SQL Read Where IN (Long List from .TXT file)

user206168 picture user206168 · Sep 27, 2017 · Viewed 9.8k times · Source

I have a long list about 5000+ of ID's (numbers).

ID
4
5
6
9
10
14
62
63
655
656
657
658
659
661
662

I would like to know if there a way to call to read the ID's from the txt file instead of typing all 5000 in the query?

example

SELECT count(*) from table where ID in (file1.txt)

Answer

zedfoxus picture zedfoxus · Sep 28, 2017

You have a few options, of which one option is my recommended one.

Option 1

Create a table in your database like so:

create table ID_Comparer (
    ID int primary key
);

With a programming language of your choice, empty out the table and then load the 5000+ IDs that you want to eventually query in this table.

Then, write one of these queries to extract the data you want:

select *
from main_table m
where exists (
    select 1 from ID_Comparer where ID = m.ID
)

or

select *
from main_table m
inner join ID_Comparer c on m.ID = c.ID

Since ID_Comparer and (assuming that) main_table's ID is indexed/keyed, matching should be relatively fast.

Option 1 modified

This option is just like the one above but helps a bit with concurrency. That means, if application 1 is wanting to compare 2000 IDs whereas application 2 is wanting to compare 5000 IDs with your main table at the same time, you'd not want to delete data from comparer table. So, change the table a bit.

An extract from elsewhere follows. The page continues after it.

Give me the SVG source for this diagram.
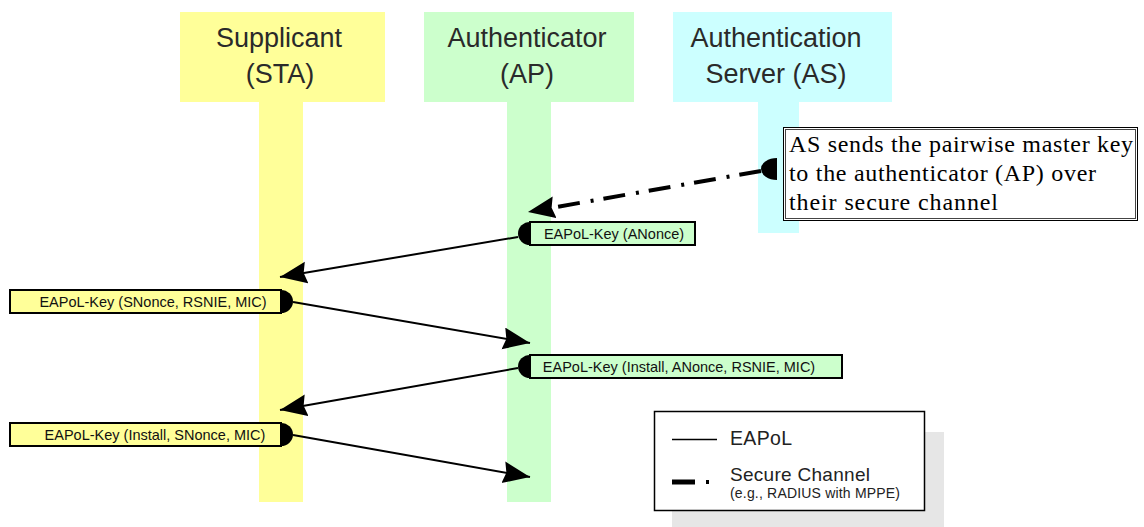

create table ID_Comparer (
    ID int primary key,
    token char(32), -- index this
    entered date default current_date() -- use the syntax of your DB
);

Then, use your favorite programming language to create a GUID. Load all the ID and the same GUID into the table like so:

1, 7089e5eced2f408eac8b390d2e891df5
2, 7089e5eced2f408eac8b390d2e891df5
...

Another process doing the same thing will be loading its own IDs with a GUID

2412, 96d9d6aa6b8d49ada44af5a99e6edf56
9434, 96d9d6aa6b8d49ada44af5a99e6edf56
...

Now, your select:

select *
from main_table m
where exists (
    select 1 from ID_Comparer where ID = m.ID and token = '<your guid>'
)

OR

select *
from main_table m
inner join ID_Comparer c on m.ID = c.ID and token = '<your guid>'

After you receive your data, be sure to do delete from ID_Comparer where token = '<your guid>' - that'd just be nice cleanup

You could create a nightly task to remove all data that's more than 2 days old or some such for additional housekeeping.

Since ID_Comparer and (assuming that) main_table's ID is indexed/keyed, matching should be relatively fast even when the GUID is an additional keyed lookup.

Option 2

Instead of creating a table, you could create a large SQL query like so:

select * from main_table where id = <first id>
union select * from main_table where id = <second id>
union select * from main_table where id = <third id>
...

OR

select * from main_table where id IN (<first 5 ids>)
union select * from main_table where id IN (<next 5 ids>)
union select * from main_table where id IN (<next 5 ids>)
...

If the performance is acceptable and if creating a new table like in option 1 doesn't feel right to you, you could try one of these methods.

(assuming that) main_table's ID is indexed/keyed, individual matching might result in faster query rather than matching with a long list of comma separated values. That's a speculation. You'll have to see the query plan and run it against a test case.

Which option to choose?

Testing these options should be fast. I'd recommend trying all these options with your database engine and the size of your table and see which one suits your use-case the most.